On my Corolla, I have 260,000 miles. That's 81 oil changes at about 3,200 miles between changes. At an average of $2/qt, that's $650. I buy filters in bulk, since I usually have two cars that use the same filter. I get genuine Toyota filters, by the case, for about $3.50 each.
Over the life of the car I have had no oil related failures, it doesn't burn oil no blow-by, nothing. The engine responds like it did the day I bought the car.
And if you average the life of the car, that works out to an oil change every 3 months.
Again, if you believe that 3000 mile oil changes are what is preserving your Corolla, then why don't you do even more and do oil changes every
1000 miles. There's just as much evidence that 1000 mile oil changes are more beneficial than 5000 mile oil changes than 3000 mule oil changes being more beneficial than 5000 mile oil changes (in both cases there is no evidence at all).
You're throwing money away in an illogical and misguided belief that you're doing your engine a favor by changing the oil far more often than necessary. You'd have gotten the same service out of the Corolla doing the 5000 mile oil changes.
You're talking about a Corolla here. They could mount guns on them and send them into battle as a tank. I know someone who routinely ran their Corolla 10,000 miles between oil changes and they still had over 200K miles on it whent they sold it 15 years later.
You've somehow reached the erroneous conclusion that having no oil-related failures is due to changing the oil far more often than necessary. Yet if you ask any Toyota mechanic (or any independent mechanic for that matter) about the longevity of a Corolla maintained according the factory recommended schedule you'd also find no oil related failures.
You need to learn to look at the big picture, and think logically. Don't draw baseless conclusions.
In fact, you probably lost some of the engine life from you cars by changing the intitial oil too early, but again that's not something that you'll ever know for sure.
Wow! Thanks for an intelligent response rather than coming back with the guns blaring.
OK, maybe I'm wrong with the 1,500 mile oil change. I dunno. I will stick to the 3,000 miles, however, esp on the older cars. On my Scion I set the 'reminder' to 4,500 miles since that car is running synthetic.

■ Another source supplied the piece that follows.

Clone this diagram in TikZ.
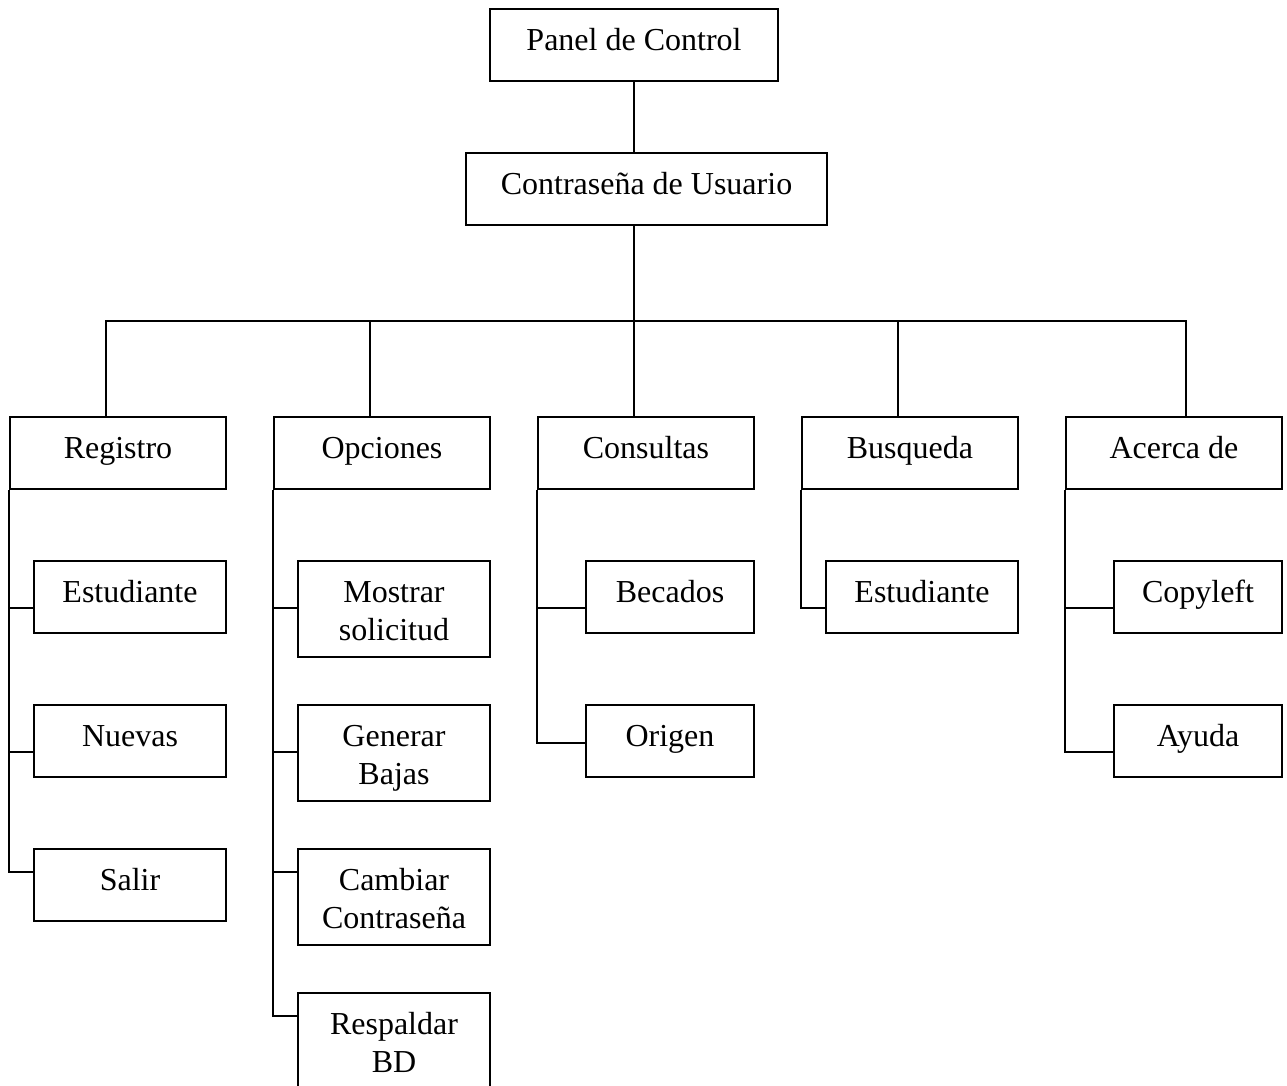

However, I also take into account other factors. If the oil looks dirty, out it goes, but not before 3,000 miles. There have been times I didn't change the oil right at 3,000, but usually before 5,000. If at 3,000 it looks dirty, it goes.
Toyota engines run hot, and heat doesn't help motor oil at all.
I also occasionally treat it to some Slick 50, too...
It's not insurance. In fact, you risk getting a faulty filter, not tightening the drain plug properly, etc. Plus, it is a waste of money. And, the oil filter has tiny holes in the filter media such that during the first several miles, the oil filter doesn't filter out small particualrs so well.
3000 mile change?
4500 mile change on synthetic? change it when it "looks dirty"? "toyota engines run hot"??? "heat doesn't help motor oil"??? you use slick 50?
that's priceless!
dude, sheep are made to be fleeced. you're a sheep. you're getting fleeced.
My cars run well for a couple hundred thousand miles, I get better economy than the EPA rated mileage in everyday driving, my cars pass EPA inspections as well at 200,000 miles as they did new,I don't have to do a lot of repairs, or change rings, or have knocking sounds, and I drive like a bat out of hell.
What do you do? wait until it no longer registers on the dipstick, and then add a few quarts till the next time?
Why am I wrong? Who says I'm wrong? You? jim moonbat? You said you change your oil every 5,000 miles. The manual says 7,500. You must be an idiot for changing your oil so often.